Task goal: Print the lines from the one that contains "Reproduce this chart with matplotlib." to the one that contains "fig.savefig('out.png', dpi=100)", inclusive, exactly as they appear, and please drop any pictures.

Entries supplied:
>>>
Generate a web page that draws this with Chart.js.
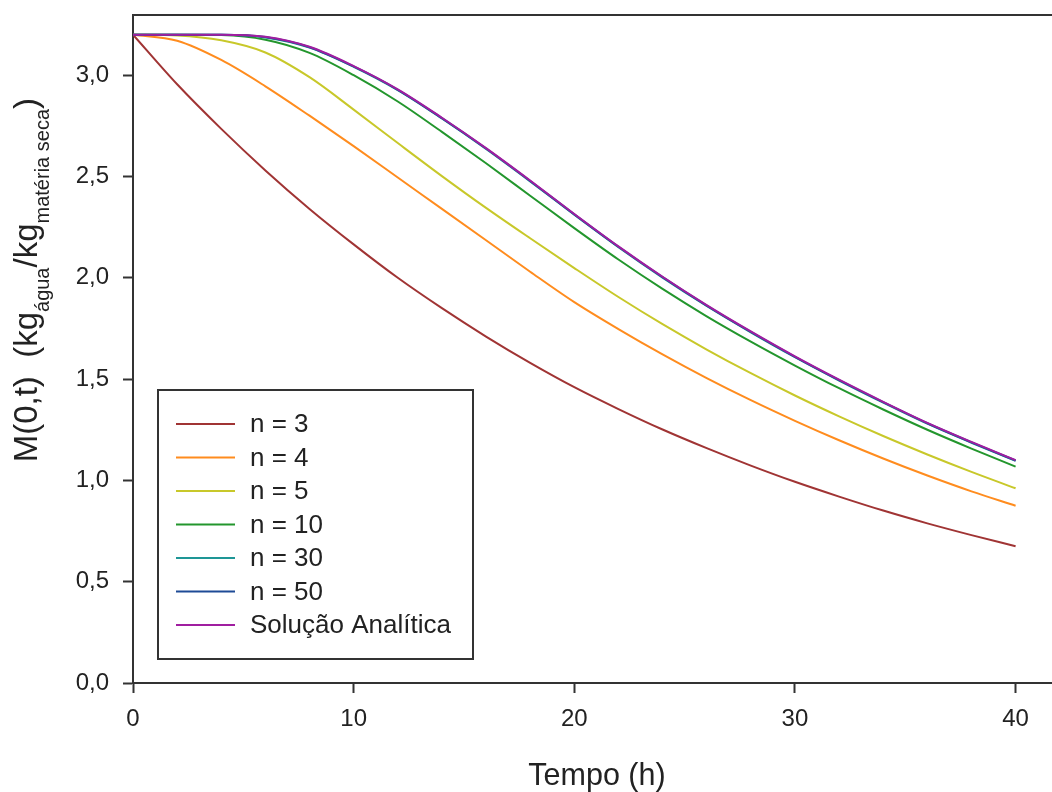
<<<
>>>
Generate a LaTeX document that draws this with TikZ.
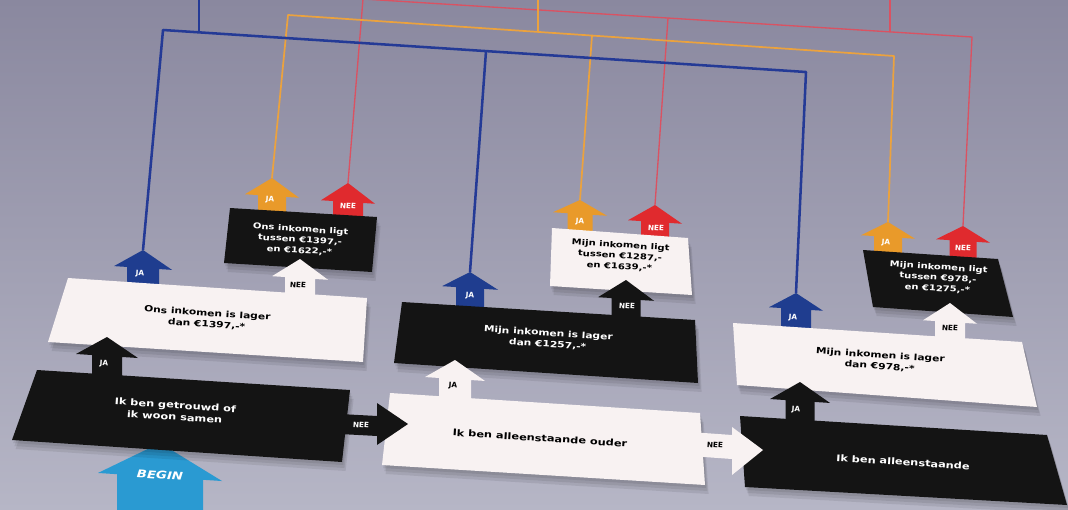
<<<
>>>
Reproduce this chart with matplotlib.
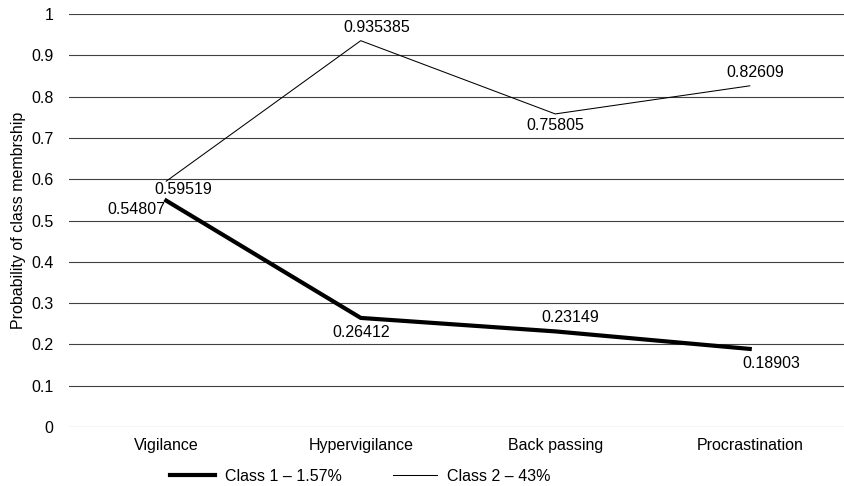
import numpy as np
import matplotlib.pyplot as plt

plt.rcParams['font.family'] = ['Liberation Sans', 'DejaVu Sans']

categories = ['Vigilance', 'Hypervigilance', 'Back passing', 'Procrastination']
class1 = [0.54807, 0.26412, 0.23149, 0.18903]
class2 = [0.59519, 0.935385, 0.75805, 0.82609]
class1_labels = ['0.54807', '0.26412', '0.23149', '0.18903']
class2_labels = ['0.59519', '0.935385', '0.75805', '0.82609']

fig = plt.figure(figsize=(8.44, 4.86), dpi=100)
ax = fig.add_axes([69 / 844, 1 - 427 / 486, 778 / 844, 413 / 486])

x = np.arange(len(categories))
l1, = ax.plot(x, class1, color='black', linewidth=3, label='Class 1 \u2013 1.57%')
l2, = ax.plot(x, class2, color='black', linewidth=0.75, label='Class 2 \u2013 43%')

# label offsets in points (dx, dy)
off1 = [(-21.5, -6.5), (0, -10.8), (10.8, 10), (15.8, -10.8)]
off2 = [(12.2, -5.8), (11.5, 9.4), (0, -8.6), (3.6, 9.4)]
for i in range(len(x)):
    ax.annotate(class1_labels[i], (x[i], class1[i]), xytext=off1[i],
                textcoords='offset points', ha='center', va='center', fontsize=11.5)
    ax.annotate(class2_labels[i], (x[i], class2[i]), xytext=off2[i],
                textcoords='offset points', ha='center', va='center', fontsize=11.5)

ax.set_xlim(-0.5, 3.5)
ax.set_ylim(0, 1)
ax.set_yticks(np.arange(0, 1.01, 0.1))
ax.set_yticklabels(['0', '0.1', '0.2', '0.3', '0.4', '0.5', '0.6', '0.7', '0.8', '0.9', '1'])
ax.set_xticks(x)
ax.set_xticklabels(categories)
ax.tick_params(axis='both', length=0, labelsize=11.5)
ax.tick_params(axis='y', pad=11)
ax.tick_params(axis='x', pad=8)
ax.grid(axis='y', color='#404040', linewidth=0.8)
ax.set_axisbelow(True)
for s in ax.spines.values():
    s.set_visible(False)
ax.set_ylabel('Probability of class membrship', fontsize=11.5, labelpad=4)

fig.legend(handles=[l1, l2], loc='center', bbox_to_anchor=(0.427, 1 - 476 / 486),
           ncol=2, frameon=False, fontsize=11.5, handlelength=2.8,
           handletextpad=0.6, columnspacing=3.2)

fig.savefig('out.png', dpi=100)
<<<
Finished task:
Reproduce this chart with matplotlib.
import numpy as np
import matplotlib.pyplot as plt

plt.rcParams['font.family'] = ['Liberation Sans', 'DejaVu Sans']

categories = ['Vigilance', 'Hypervigilance', 'Back passing', 'Procrastination']
class1 = [0.54807, 0.26412, 0.23149, 0.18903]
class2 = [0.59519, 0.935385, 0.75805, 0.82609]
class1_labels = ['0.54807', '0.26412', '0.23149', '0.18903']
class2_labels = ['0.59519', '0.935385', '0.75805', '0.82609']

fig = plt.figure(figsize=(8.44, 4.86), dpi=100)
ax = fig.add_axes([69 / 844, 1 - 427 / 486, 778 / 844, 413 / 486])

x = np.arange(len(categories))
l1, = ax.plot(x, class1, color='black', linewidth=3, label='Class 1 \u2013 1.57%')
l2, = ax.plot(x, class2, color='black', linewidth=0.75, label='Class 2 \u2013 43%')

# label offsets in points (dx, dy)
off1 = [(-21.5, -6.5), (0, -10.8), (10.8, 10), (15.8, -10.8)]
off2 = [(12.2, -5.8), (11.5, 9.4), (0, -8.6), (3.6, 9.4)]
for i in range(len(x)):
    ax.annotate(class1_labels[i], (x[i], class1[i]), xytext=off1[i],
                textcoords='offset points', ha='center', va='center', fontsize=11.5)
    ax.annotate(class2_labels[i], (x[i], class2[i]), xytext=off2[i],
                textcoords='offset points', ha='center', va='center', fontsize=11.5)

ax.set_xlim(-0.5, 3.5)
ax.set_ylim(0, 1)
ax.set_yticks(np.arange(0, 1.01, 0.1))
ax.set_yticklabels(['0', '0.1', '0.2', '0.3', '0.4', '0.5', '0.6', '0.7', '0.8', '0.9', '1'])
ax.set_xticks(x)
ax.set_xticklabels(categories)
ax.tick_params(axis='both', length=0, labelsize=11.5)
ax.tick_params(axis='y', pad=11)
ax.tick_params(axis='x', pad=8)
ax.grid(axis='y', color='#404040', linewidth=0.8)
ax.set_axisbelow(True)
for s in ax.spines.values():
    s.set_visible(False)
ax.set_ylabel('Probability of class membrship', fontsize=11.5, labelpad=4)

fig.legend(handles=[l1, l2], loc='center', bbox_to_anchor=(0.427, 1 - 476 / 486),
           ncol=2, frameon=False, fontsize=11.5, handlelength=2.8,
           handletextpad=0.6, columnspacing=3.2)

fig.savefig('out.png', dpi=100)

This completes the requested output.